Google’s Mandiant security group has released updated guidance for Ivanti customers looking to remediate or harden their Ivanti Connect Secure (formerly Pulse Secure) and Ivanti Policy Secure gateways after the vendor disclosed two new actively exploited vulnerabilities in the technology on Jan 31.

Two New Zero Days

One of the vulnerabilities, identified as CVE-2024-21888 is a privilege escalation flaw with a CVSS score of 8.8. The other— CVE-2024-21893—is a server side forgery issue in the SAML component of the affected software. The vulnerabilities give unauthenticated attackers a way to bypass authentication mechanisms and execute arbitrary code on an affected Ivanti appliance. Mandiant said it has identified zero-day exploitation of the flaws going back to at least Dec. 2023.

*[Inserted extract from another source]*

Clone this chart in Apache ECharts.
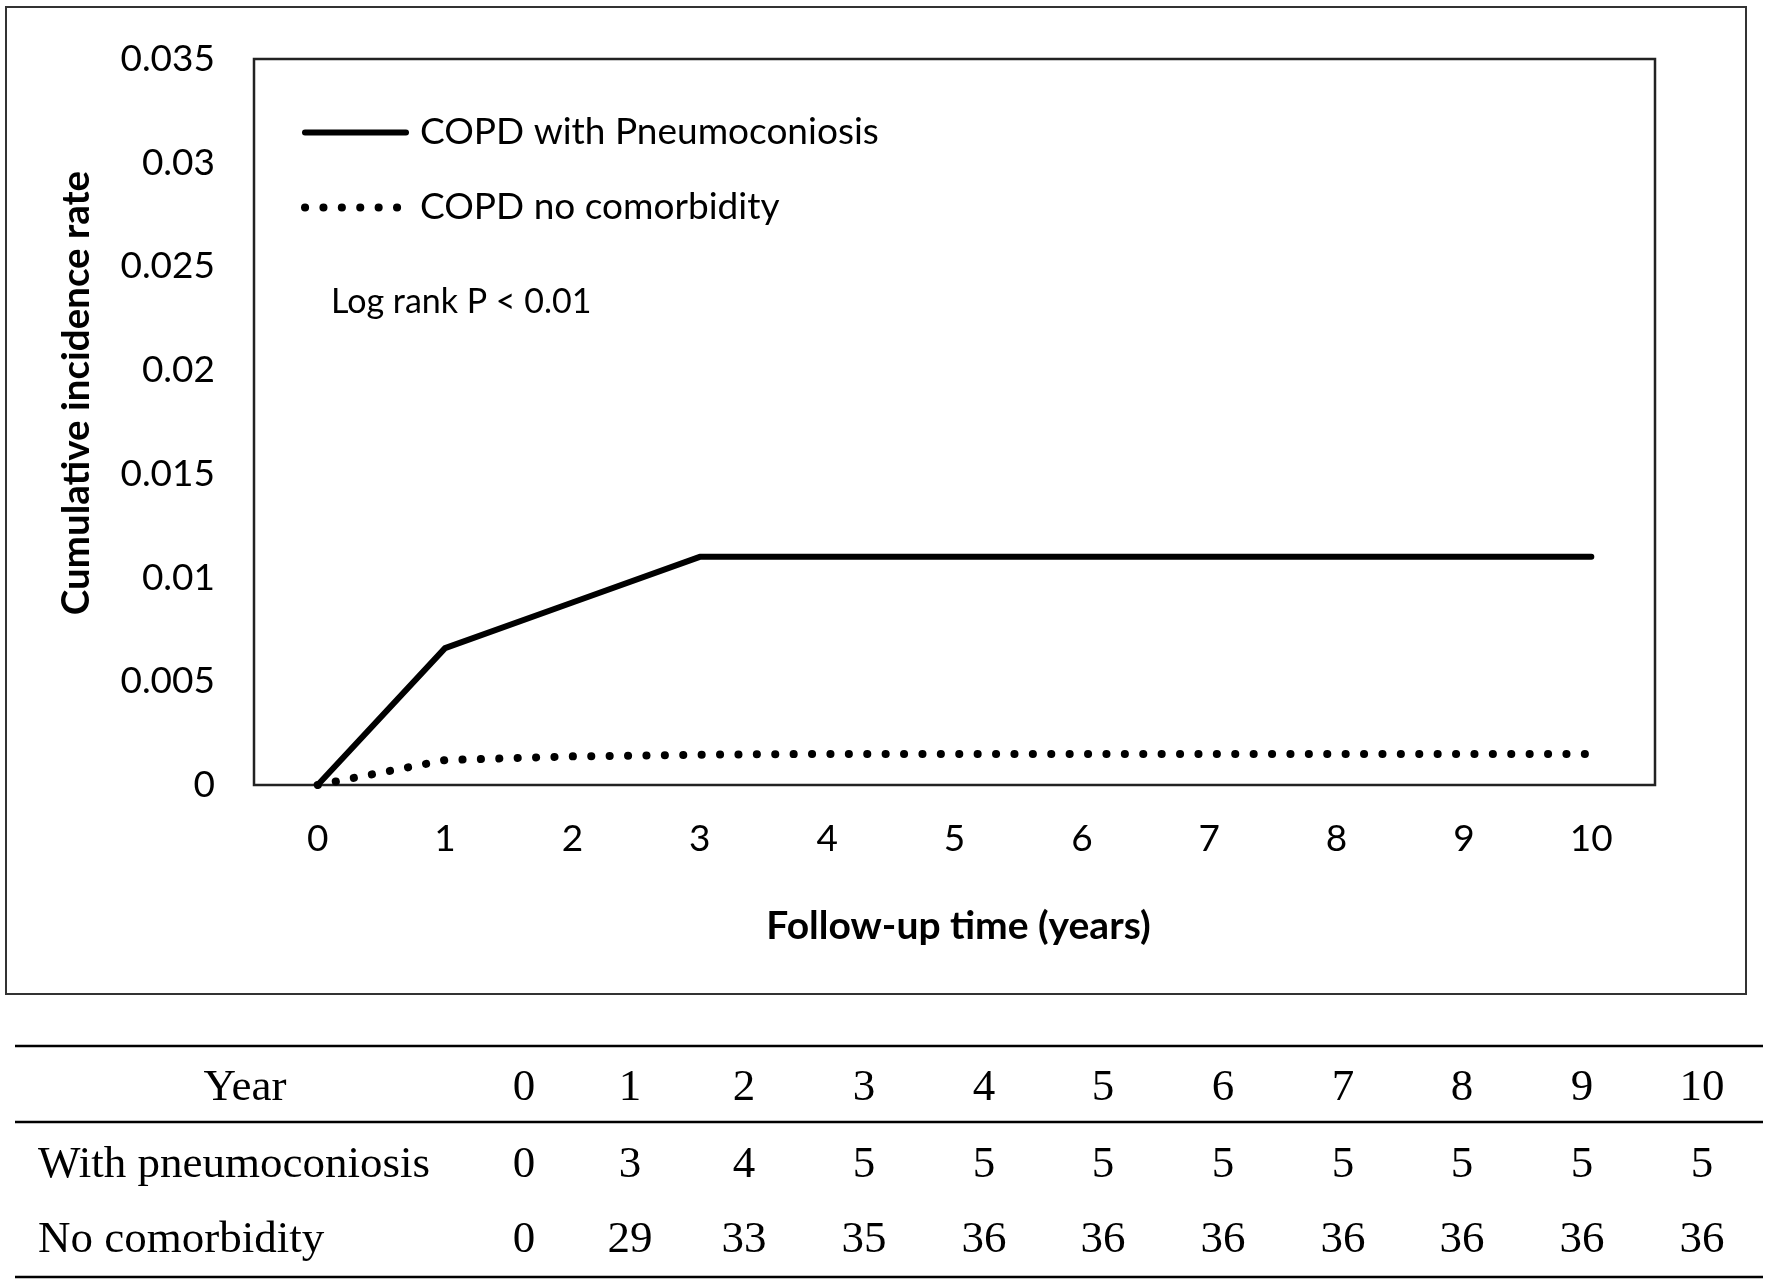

Ivanti’s disclosure of the two new flaws comes just three weeks after the company revealed two other zero-days in Ivanti Connect Secure and Ivanti Policy Secure on Jan 10. One of them (CVE-2023-46805) is an authentication bypass flaw and the other, identified as CVE-2024-21887, is a command injection vulnerability.  

Multiple threat groups, including Chinese state-sponsored group UNC5221 have attacked the flaws ferociously over the past few weeks to drop backdoors, web shells, credential stealers and other malware on vulnerable systems.

Quick Take

Custom Malware

Mandiant and others have reported observing UNC5221 exploiting the vulnerabilities to install a range of custom malware on vulnerable Ivanti Connect Secure and Policy Secure gateways. The list includes a passive backdoor called ZIPLINE; two web shells dubbed LIGHTWIRE and WIREFIRE; a dropper named THINSPOOL; and a credential stealer called WARPWIRE. Volexity, which tracks UNC5221 as UTA0178 earlier this month said it had observed at least 2,100 Ivanti appliances that the threat actor has already backdoored.

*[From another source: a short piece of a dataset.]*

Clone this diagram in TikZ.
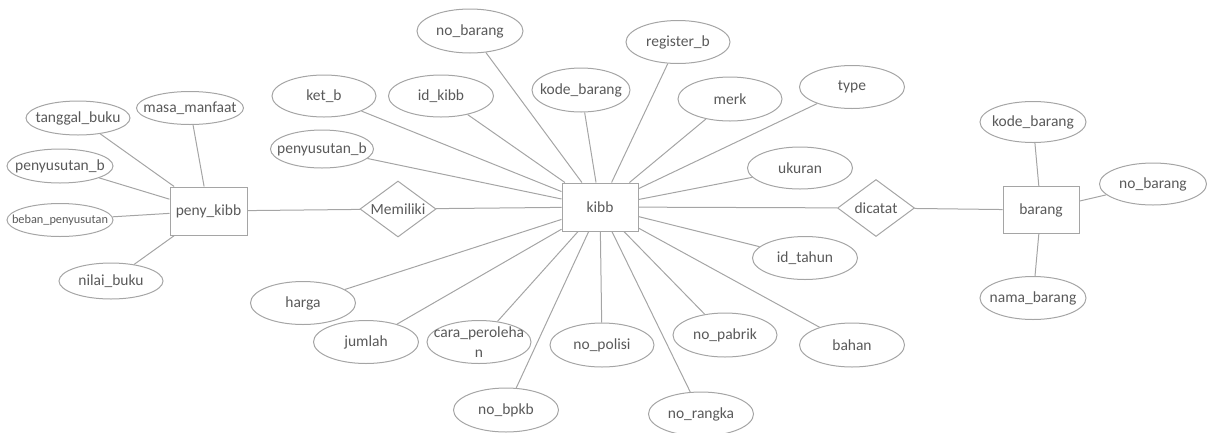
\documentclass[tikz,border=0pt]{standalone}
\usepackage{fontspec}
\setmainfont{Carlito}
\usetikzlibrary{shapes.geometric}
\definecolor{edgegray}{HTML}{A5A5A5}
\definecolor{textgray}{HTML}{595959}
\begin{document}
\begin{tikzpicture}[x=1pt,y=-1pt,
  every node/.style={font=\fontsize{15.5}{20}\selectfont, text=textgray},
  attr/.style={ellipse, draw=edgegray, line width=1pt, minimum width=105pt,
    minimum height=43pt, inner sep=0pt},
  entity/.style={rectangle, draw=edgegray, line width=1pt, minimum width=77pt,
    minimum height=48pt, inner sep=0pt},
  rel/.style={diamond, draw=edgegray, line width=1pt, minimum width=77pt,
    minimum height=57pt, inner sep=0pt},
  link/.style={draw=edgegray, line width=1pt}]
\useasboundingbox (0,0) rectangle (1207,432);

% entities and relationships
\node[entity] (penykibb) at (208.5,211) {peny\_kibb};
\node[rel, minimum width=76pt, minimum height=56pt, label=center:Memiliki] (memiliki) at (398,209) {};
\node[entity, minimum width=76pt] (kibb) at (600,207) {kibb};
\node[rel, label=center:dicatat] (dicatat) at (876,208) {};
\node[entity, minimum width=76pt, minimum height=47pt] (barang) at (1041,210) {barang};

% attributes of peny_kibb
\node[attr, minimum width=104pt, minimum height=34pt, label=center:tanggal\_buku] (tgl) at (78,118) {};
\node[attr, minimum width=107pt, minimum height=33pt, label=center:masa\_manfaat] (masa) at (190,108) {};
\node[attr, minimum width=106pt, minimum height=34pt, label=center:penyusutan\_b] (penyl) at (60,166) {};
\node[attr, minimum width=106pt, minimum height=33pt,
  label={[font=\fontsize{12.3}{14}\selectfont]center:beban\_penyusutan}] (beban) at (60,220) {};
\node[attr, minimum width=104pt, minimum height=36pt, label=center:nilai\_buku] (nilai) at (111,281) {};

% attributes of kibb
\node[attr, minimum width=106pt, minimum height=44pt, label=center:no\_barang] (nobar) at (470,31) {};
\node[attr, minimum width=104pt, minimum height=42pt, label=center:ket\_b] (ketb) at (324,96) {};
\node[attr, minimum height=42pt, label=center:id\_kibb] (idkibb) at (441,96) {};
\node[attr, minimum width=98pt, minimum height=44pt, label=center:kode\_barang] (kode) at (581,90) {};
\node[attr, minimum width=103pt, minimum height=38pt, label=center:penyusutan\_b] (penyc) at (322,149) {};
\node[attr, minimum width=104pt, label=center:register\_b] (reg) at (678,42) {};
\node[attr, minimum width=104pt, minimum height=44pt, label=center:merk] (merk) at (730,99) {};
\node[attr, label=center:type] (type) at (852,87) {};
\node[attr, minimum height=42pt, label=center:ukuran] (ukuran) at (800,168) {};
\node[attr, label=center:id\_tahun] (idtahun) at (805,258) {};
\node[attr, minimum height=44pt, label=center:bahan] (bahan) at (852,345) {};
\node[attr, minimum width=104pt, minimum height=44pt, label=center:no\_pabrik] (nopabrik) at (725,335) {};
\node[attr, minimum height=44pt, label=center:no\_rangka] (norangka) at (701,414) {};
\node[attr, minimum width=104pt, minimum height=44pt, label=center:no\_polisi] (nopolisi) at (602,345) {};
\node[attr, minimum height=44pt, label=center:no\_bpkb] (nobpkb) at (506,410) {};
\node[attr, minimum width=104pt,
  label={[align=center]center:cara\_peroleha\\n}] (cara) at (479,342) {};
\node[attr, label=center:jumlah] (jumlah) at (366,342) {};
\node[attr, label=center:harga] (harga) at (303,303) {};

% attributes of barang
\node[attr, minimum width=106pt, minimum height=41pt, label=center:kode\_barang] (kodeb) at (1033,122) {};
\node[attr, minimum width=107pt, minimum height=42pt, label=center:no\_barang] (nobarb) at (1153,184) {};
\node[attr, minimum width=106pt, label=center:nama\_barang] (namab) at (1033,298) {};

% relationship lines
\draw[link] (penykibb) -- (memiliki);
\draw[link] (memiliki) -- (kibb);
\draw[link] (kibb) -- (dicatat);
\draw[link] (dicatat) -- (barang);

% attribute lines
\foreach \a in {tgl,masa,penyl,beban,nilai}
  \draw[link] (\a) -- (penykibb);
\foreach \a in {nobar,ketb,idkibb,kode,penyc,reg,merk,type,ukuran,idtahun,
                bahan,nopabrik,norangka,nopolisi,nobpkb,cara,jumlah,harga}
  \draw[link] (\a) -- (kibb);
\foreach \a in {kodeb,nobarb,namab}
  \draw[link] (\a) -- (barang);
\end{tikzpicture}
\end{document}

Ivanti has readied patches for all four vulnerabilities and has said it will be rolling them out in batches in the coming weeks.

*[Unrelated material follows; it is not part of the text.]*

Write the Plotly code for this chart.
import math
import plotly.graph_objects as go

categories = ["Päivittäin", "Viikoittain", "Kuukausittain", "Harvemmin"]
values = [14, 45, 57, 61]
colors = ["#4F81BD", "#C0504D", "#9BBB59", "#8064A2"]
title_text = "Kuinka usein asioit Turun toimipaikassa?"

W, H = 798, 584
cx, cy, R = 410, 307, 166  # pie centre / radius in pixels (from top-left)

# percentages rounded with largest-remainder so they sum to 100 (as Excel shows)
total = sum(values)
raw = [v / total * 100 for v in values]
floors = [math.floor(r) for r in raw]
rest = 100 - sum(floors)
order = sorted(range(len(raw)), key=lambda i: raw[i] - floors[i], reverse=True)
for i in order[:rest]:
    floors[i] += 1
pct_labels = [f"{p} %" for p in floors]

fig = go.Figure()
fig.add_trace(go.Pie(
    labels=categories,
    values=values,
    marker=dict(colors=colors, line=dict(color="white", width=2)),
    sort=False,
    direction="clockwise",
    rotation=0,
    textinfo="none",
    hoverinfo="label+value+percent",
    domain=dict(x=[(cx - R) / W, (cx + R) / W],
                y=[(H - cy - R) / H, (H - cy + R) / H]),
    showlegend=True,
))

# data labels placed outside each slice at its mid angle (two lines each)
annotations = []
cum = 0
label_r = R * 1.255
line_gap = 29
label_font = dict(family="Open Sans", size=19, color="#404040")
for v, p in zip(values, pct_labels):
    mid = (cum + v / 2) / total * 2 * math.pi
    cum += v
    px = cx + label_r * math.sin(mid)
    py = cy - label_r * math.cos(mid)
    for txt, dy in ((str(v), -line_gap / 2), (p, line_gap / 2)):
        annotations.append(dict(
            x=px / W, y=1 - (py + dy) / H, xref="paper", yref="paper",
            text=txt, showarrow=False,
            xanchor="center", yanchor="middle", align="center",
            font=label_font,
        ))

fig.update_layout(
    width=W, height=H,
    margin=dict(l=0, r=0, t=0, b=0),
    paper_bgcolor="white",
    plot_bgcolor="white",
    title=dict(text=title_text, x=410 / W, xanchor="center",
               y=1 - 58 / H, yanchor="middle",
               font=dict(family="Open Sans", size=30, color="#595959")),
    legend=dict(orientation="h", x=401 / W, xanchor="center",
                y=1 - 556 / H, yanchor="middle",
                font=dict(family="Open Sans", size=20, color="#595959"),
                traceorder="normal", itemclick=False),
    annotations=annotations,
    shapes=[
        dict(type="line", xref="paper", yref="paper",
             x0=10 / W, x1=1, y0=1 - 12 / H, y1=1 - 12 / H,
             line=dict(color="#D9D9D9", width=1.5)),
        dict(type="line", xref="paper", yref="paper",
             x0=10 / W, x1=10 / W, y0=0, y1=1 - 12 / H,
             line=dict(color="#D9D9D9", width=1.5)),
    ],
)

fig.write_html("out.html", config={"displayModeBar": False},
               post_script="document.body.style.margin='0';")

Following Ivanti’s disclosure of the two new zero-days on Jan 31, both Mandiant and Ivanti updated their guidance around the vulnerabilities.

Mandiant’s Guidance

Here’s a quick gist of Mandiant’s recommendations for containment, remediation and hardening. Here’s a link to Mandiant’s full guidance document.

 Mandiant’s Guidance for Containment and Investigation

Isolate impacted appliances and run Ivanti’s external integrity checker tool on them to check for signs of compromise.

Provide Ivanti support with the output from the ICT and get the vendor’s support in capturing a forensic/memory image from systems that are impacted.

Review the images for signs of additional compromise. Review VPN logs and enable Unauthenticated Request logging to capture attempts to gain unauthorized access. Configure all event logs, user access and admin access logs for SYSLOG forwarding to ensure offline log availability and to protect against tampering.

Mandiant’s Remediation Guidance

Preserve a forensic image of the impacted devices; backup the appliance configuration and then do a factory reset, not once, but TWICE.

Apply Ivanti’s official patch, or if one if not available yet, apply the company’s recommendation mitigation.

Restore device, revoke or rotate/reissue any secrets, stored certificates, API keys, local user passwords on the device prior to compromise. This includes the admin enable password.

Mandiant’s Recommended Hardening Measures

Restrict egress communications from affected appliances; disable admin access to the appliance from external/Internet-facing port; enable source-based IP restrictions; enable MFA for admin access; disable session roaming; enforce session limits; disable persistent access; enable the “Remove Browser Session Cookies” feature and enable “HTTP Only Device Cookie”.